Alle EU-Staaten müssten dies durchsetzen, entschieden die obersten EU-Richter am Dienstag in Luxemburg. Nur so lasse sich überprüfen, ob zulässige Arbeitszeiten überschritten würden. Und nur das garantiere die in EU-Richtlinien und in der EU-Grundrechtecharta zugesicherten Arbeitnehmerrechte.

Auswirkungen auf Arbeitsalltag in Deutschland

Das Urteil könnte große Auswirkungen auf den Arbeitsalltag auch in Deutschland haben. Denn längst nicht in allen Branchen werden Arbeitszeiten systematisch erfasst.

Geklagt hatte eine spanische Gewerkschaft, die den dortigen Ableger der Deutschen Bank verpflichten wollte, die täglich geleisteten Stunden ihrer Mitarbeiter aufzuzeichnen und so die Einhaltung der vorgesehenen Arbeitszeiten sicherzustellen.

Wie in Deutschland besteht in Spanien bislang nur eine Pflicht zur Erfassung der Überstunden. Von der Deutsche Bank SAE hatte die Gewerkschaft CCOO aber verlangt, ein System zur Erfassung der gesamten Arbeitszeit einzuführen. Andernfalls könnten auch die Überstunden nicht korrekt ermittelt werden.

53,7 Prozent der Überstunden in Spanien würden daher nicht erfasst. Der Nationale Gerichtshof in Spanien legte den Streit dem EuGH vor. Und der gab der Gewerkschaft nun Recht.

Alle EU-Staaten müssen System zur Erfassung der Arbeitszeit etablieren

Danach müssen alle EU-Staaten „ein System einrichten, mit dem die tägliche Arbeitszeit gemessen werden kann“. Zur Begründung verwiesen die Luxemburger Richter nicht nur auf die Arbeitszeitrichtlinie, sondern auch auf die Grundrechtecharta der EU .

Diese verbürgten „das Grundrecht eines jeden Arbeitnehmers auf eine Begrenzung der Höchstarbeitszeit und auf tägliche und wöchentliche Ruhezeiten“. Ohne ein System der Arbeitszeiterfassung sei dies nicht zu gewährleisten.

Arbeitsmarktforscher sehen das Urteil des Europäischen Gerichtshof (EuGH) zur Arbeitszeiterfassung gelassen. An der der bisher schon im deutschen Arbeitszeitgesetz geregelten Praxis werde sich dadurch wenig ändern, ist Enzo Weber vom Nürnberger Institut für Arbeitsmarkt- und Berufsforschung (IAB) überzeugt.

Spezialfälle in einigen Branchen

„Schon jetzt muss nach dem Gesetz die über die reguläre Arbeitszeit hinausgehende Arbeitszeit, also Überstunden, erfasst werden.
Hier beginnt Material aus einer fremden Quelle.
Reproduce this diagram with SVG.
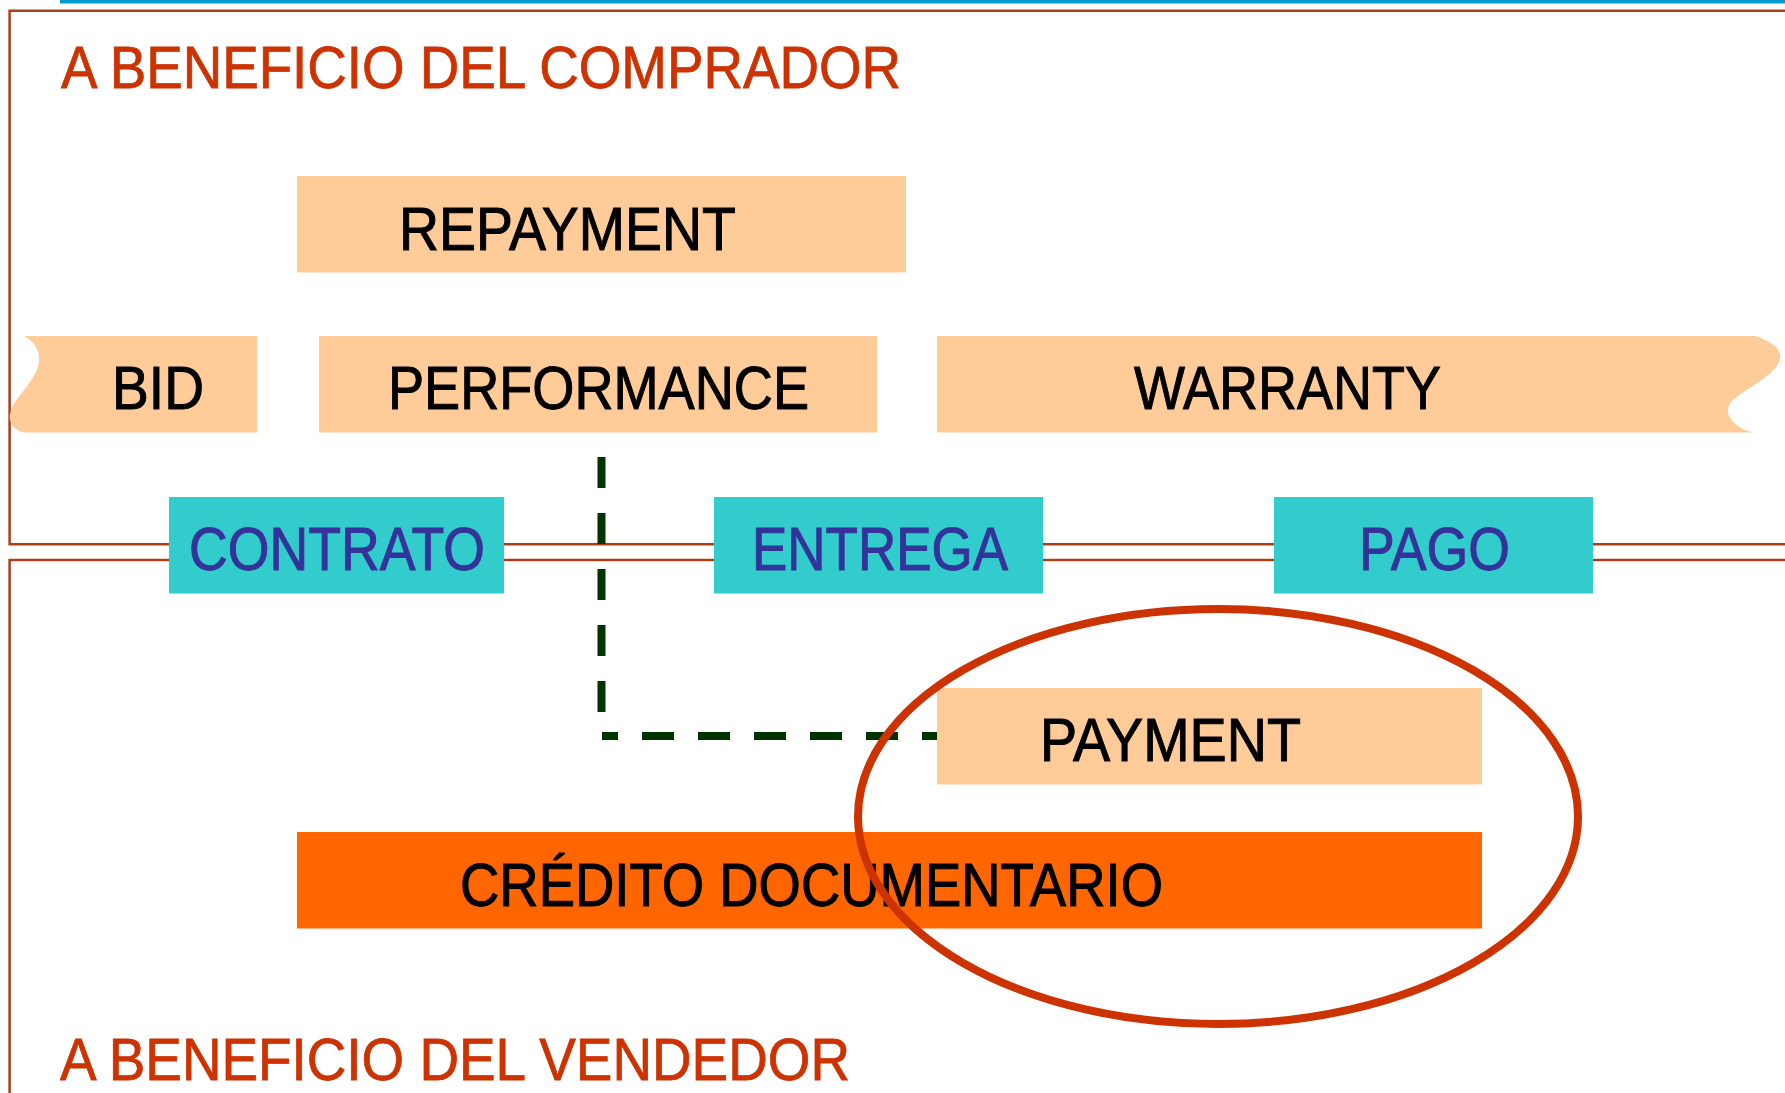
<svg xmlns="http://www.w3.org/2000/svg" width="1785" height="1093" viewBox="0 0 1785 1093">
<style>
.frame{fill:none;stroke:#A8401A;stroke-width:2.5}
.title{font-family:"Liberation Sans",Arial,sans-serif;font-size:60px;fill:#CC3300;stroke:#CC3300;stroke-width:0.8}
.peach{fill:#FFCC99}
.teal{fill:#33CCCC}
.lbl{font-family:"Liberation Sans",Arial,sans-serif;font-size:61px;fill:#000000;stroke:#000000;stroke-width:1}
.tlbl{font-family:"Liberation Sans",Arial,sans-serif;font-size:61px;fill:#333399;stroke:#333399;stroke-width:1}
.dash{fill:none;stroke:#003300;stroke-width:8;stroke-dasharray:31 25}
</style>
<rect x="0" y="0" width="1785" height="1093" fill="#FFFFFF"/>
<rect x="60" y="0" width="1725" height="3.5" fill="#0099CC"/>
<path class="frame" d="M1790,10.7 H9.6 V544.3 H1790"/>
<path class="frame" d="M1790,560 H9.6 V1100"/>
<text class="title" x="61" y="88" textLength="840" lengthAdjust="spacingAndGlyphs">A BENEFICIO DEL COMPRADOR</text>
<text class="title" x="60" y="1080" textLength="790" lengthAdjust="spacingAndGlyphs">A BENEFICIO DEL VENDEDOR</text>

<g id="repayment">
<rect class="peach" x="297" y="176" width="609" height="96.5"/>
<text class="lbl" x="399" y="249.5" textLength="337" lengthAdjust="spacingAndGlyphs">REPAYMENT</text>
</g>
<g id="bid">
<path class="peach" d="M24,336 H257 V432.5 H24 C16,431 8,424 10,414 C13,400 28,388 36,372 C42,360 40,344 24,336 Z"/>
<text class="lbl" x="112" y="409" textLength="92" lengthAdjust="spacingAndGlyphs">BID</text>
</g>
<g id="performance">
<rect class="peach" x="319" y="336" width="558" height="96.5"/>
<text class="lbl" x="388" y="409" textLength="421" lengthAdjust="spacingAndGlyphs">PERFORMANCE</text>
</g>
<g id="warranty">
<path class="peach" d="M937,336 H1755 C1772,341 1784,350 1779,362 C1772,378 1742,390 1731,402 C1722,414 1734,428 1753,432.5 H937 Z"/>
<text class="lbl" x="1134" y="409" textLength="307" lengthAdjust="spacingAndGlyphs">WARRANTY</text>
</g>
<g id="contrato">
<rect class="teal" x="169" y="497" width="335" height="96.5"/>
<text class="tlbl" x="189" y="570" textLength="296" lengthAdjust="spacingAndGlyphs">CONTRATO</text>
</g>
<g id="entrega">
<rect class="teal" x="714" y="497" width="329" height="96.5"/>
<text class="tlbl" x="752" y="570" textLength="256" lengthAdjust="spacingAndGlyphs">ENTREGA</text>
</g>
<g id="pago">
<rect class="teal" x="1274" y="497" width="319" height="96.5"/>
<text class="tlbl" x="1359" y="570" textLength="151" lengthAdjust="spacingAndGlyphs">PAGO</text>
</g>
<g id="payment">
<rect class="peach" x="937" y="688" width="545" height="96.5"/>
<text class="lbl" x="1040" y="761" textLength="261" lengthAdjust="spacingAndGlyphs">PAYMENT</text>
</g>
<g id="credito">
<rect x="297" y="832" width="1185" height="96.5" fill="#FF6600"/>
<text class="lbl" x="460" y="905.5" textLength="703" lengthAdjust="spacingAndGlyphs">CRÉDITO DOCUMENTARIO</text>
</g>

<g id="connectors">
<line class="dash" x1="601.5" y1="457" x2="601.5" y2="712"/>
<line class="dash" x1="602" y1="736" x2="937" y2="736" style="stroke-dasharray:32 24;stroke-dashoffset:16"/>
</g>

<ellipse cx="1218" cy="816.5" rx="360" ry="207.5" fill="none" stroke="#CC3300" stroke-width="8"/>
</svg>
Dafür muss die reguläre Arbeitszeit bekannt sein“, sagte Weber am Dienstag der Deutschen Presse-Agentur. Das bedeute, dass der Arbeitgeber schon jetzt die reguläre Arbeitszeit „feststellen“ müsse.

„Und wenn eh schon Überstunden festgehalten werden, ist die Erfassung der regulären Arbeitszeit ein denkbar kleiner Sprung“, ist Weber überzeugt. Dennoch könne es „Spezialfälle“ in einigen Branchen geben, in denen die Erfassung der regulären Arbeitszeit unpraktikabel sei, räumte Weber ein.

Aber auch die sogenannte Vertrauensarbeitszeit bedeute nicht, dass die Arbeitszeit in Betrieben nicht erfasst werde. Sie werde lediglich vom Arbeitgeber nicht kontrolliert, gibt der Leiter des IAB-Forschungsbereichs Prognosen und gesamtwirtschaftliche Analysen zu bedenken. Allerdings lasse das Arbeitszeitgesetz Ausnahmen bei leitenden Angestellten und anderen Führungskräften zu.